Estas preguntas son más frecuentes en nuestro tiempo, avivadas por una cultura utilitarista y tecnocrática, que tiende a valorar la importancia de las cosas y de las mismas personas en relación con su «funcionalidad» inmediata. Pero interrogantes semejantes han existido siempre, como demuestra elocuentemente el episodio evangélico de la unción de Betania: «María, tomando una libra de perfume de nardo puro, muy caro, ungió los pies de Jesús y los secó con sus cabellos. Y la casa se llenó del olor del perfume» (Jn 12,3). A Judas, que con el pretexto de la necesidad de los pobres se lamentaba de tanto derroche, Jesús le responde: «Déjala» (Jn 12,7). Esta es la respuesta siempre válida a la pregunta que tantos, aun de buena fe, se plantean sobre la actualidad de la vida consagrada: ¿No se podría dedicar la propia existencia de manera más eficiente y racional para mejorar la sociedad? He aquí la respuesta de Jesús: «Déjala».

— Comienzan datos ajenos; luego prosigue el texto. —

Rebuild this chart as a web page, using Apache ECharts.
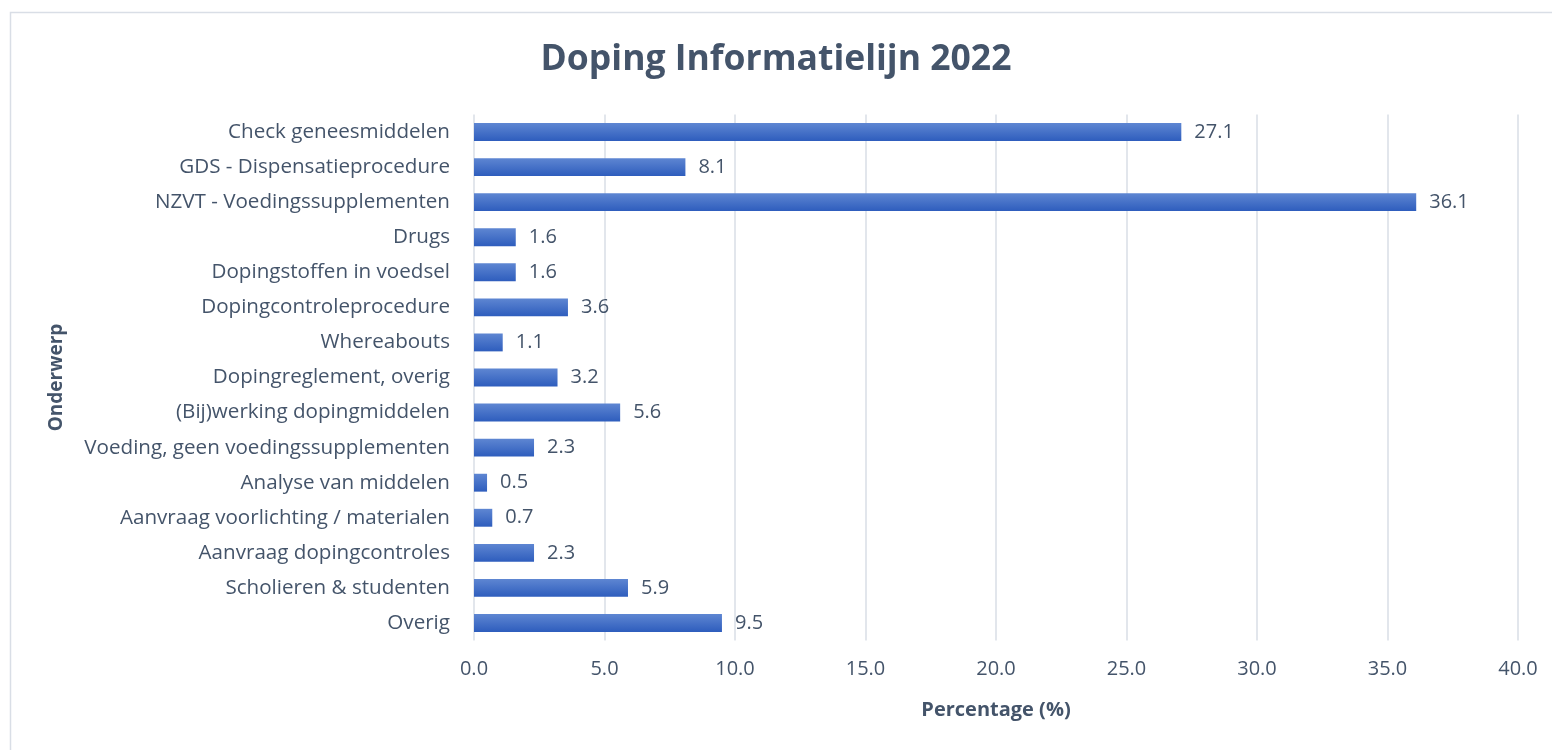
<!DOCTYPE html>
<html>
<head>
<meta charset="utf-8">
<script src="https://cdn.jsdelivr.net/npm/echarts@6/dist/echarts.min.js"></script>
<style>
html,body{margin:0;padding:0;background:#fff;}
#c{width:1552px;height:750px;}
</style>
</head>
<body>
<div id="c"></div>
<script>
const categories = [
  "Check geneesmiddelen",
  "GDS - Dispensatieprocedure",
  "NZVT - Voedingssupplementen",
  "Drugs",
  "Dopingstoffen in voedsel",
  "Dopingcontroleprocedure",
  "Whereabouts",
  "Dopingreglement, overig",
  "(Bij)werking dopingmiddelen",
  "Voeding, geen voedingssupplementen",
  "Analyse van middelen",
  "Aanvraag voorlichting / materialen",
  "Aanvraag dopingcontroles",
  "Scholieren & studenten",
  "Overig"
];
const values = [27.1, 8.1, 36.1, 1.6, 1.6, 3.6, 1.1, 3.2, 5.6, 2.3, 0.5, 0.7, 2.3, 5.9, 9.5];
const titleText = "Doping Informatielijn 2022";
const xAxisName = "Percentage (%)";
const yAxisName = "Onderwerp";

const FONT = "Open Sans";
const TXT = "#44546A";
const chart = echarts.init(document.getElementById('c'), null, {renderer:'canvas'});
chart.setOption({
  backgroundColor: '#fff',
  animation: false,
  graphic: [{
    type: 'rect', left: 8, top: 10,
    shape: {width: 1560, height: 760},
    style: {fill: 'none', stroke: '#D9DEE6', lineWidth: 1.5},
    silent: true
  }],
  title: {
    text: titleText, left: 'center', top: 37,
    textStyle: {fontFamily: FONT, fontSize: 35.5, fontWeight: 'bold', color: TXT}
  },
  grid: {left: 474, right: 34, top: 114.5, bottom: 109.5, containLabel: false},
  xAxis: {
    type: 'value', min: 0, max: 40, interval: 5,
    name: xAxisName, nameLocation: 'middle', nameGap: 60,
    nameTextStyle: {fontFamily: FONT, fontSize: 20, fontWeight: 'bold', color: TXT},
    axisLine: {show: false}, axisTick: {show: false},
    axisLabel: {fontFamily: FONT, fontSize: 20, color: TXT, margin: 19,
      formatter: v => v.toFixed(1)},
    splitLine: {show: true, lineStyle: {color: '#D9DEE6', width: 1.5}}
  },
  yAxis: {
    type: 'category', data: categories, inverse: true,
    name: yAxisName, nameLocation: 'middle', nameGap: 408, nameRotate: 90,
    nameTextStyle: {fontFamily: FONT, fontSize: 19, fontWeight: 'bold', color: TXT},
    axisLine: {show: false}, axisTick: {show: false},
    axisLabel: {fontFamily: FONT, fontSize: 20.6, color: TXT, margin: 24}
  },
  series: [{
    type: 'bar', data: values, barCategoryGap: '49%',
    itemStyle: {color: new echarts.graphic.LinearGradient(0, 0, 0, 1, [
      {offset: 0, color: '#5E86D2'}, {offset: 1, color: '#2E5DBD'}
    ])},
    label: {show: true, position: 'right', distance: 13,
      fontFamily: FONT, fontSize: 20, color: TXT,
      formatter: p => p.value.toFixed(1)}
  }]
});
</script>
</body>
</html>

Para aquel a quien se le concede el don inestimable de seguir más de cerca al Señor Jesús, resulta obvio que El puede y debe ser amado con corazón indiviso, que se puede entregar a El toda la vida, y no sólo algunos gestos, momentos o ciertas actividades. El ungüento precioso derramado como puro acto de amor, más allá de cualquier consideración «utilitarista», es signo de una sobreabundancia de gratuidad, tal como se manifiesta en una vida gastada en amar y servir al Señor, para dedicarse a su persona y a su Cuerpo místico. De esta vida «derramada» sin escatimar nada se difunde el aroma que llena toda la casa (Juan Pablo II, exhortación apostólica Vita consecrata, n. 104).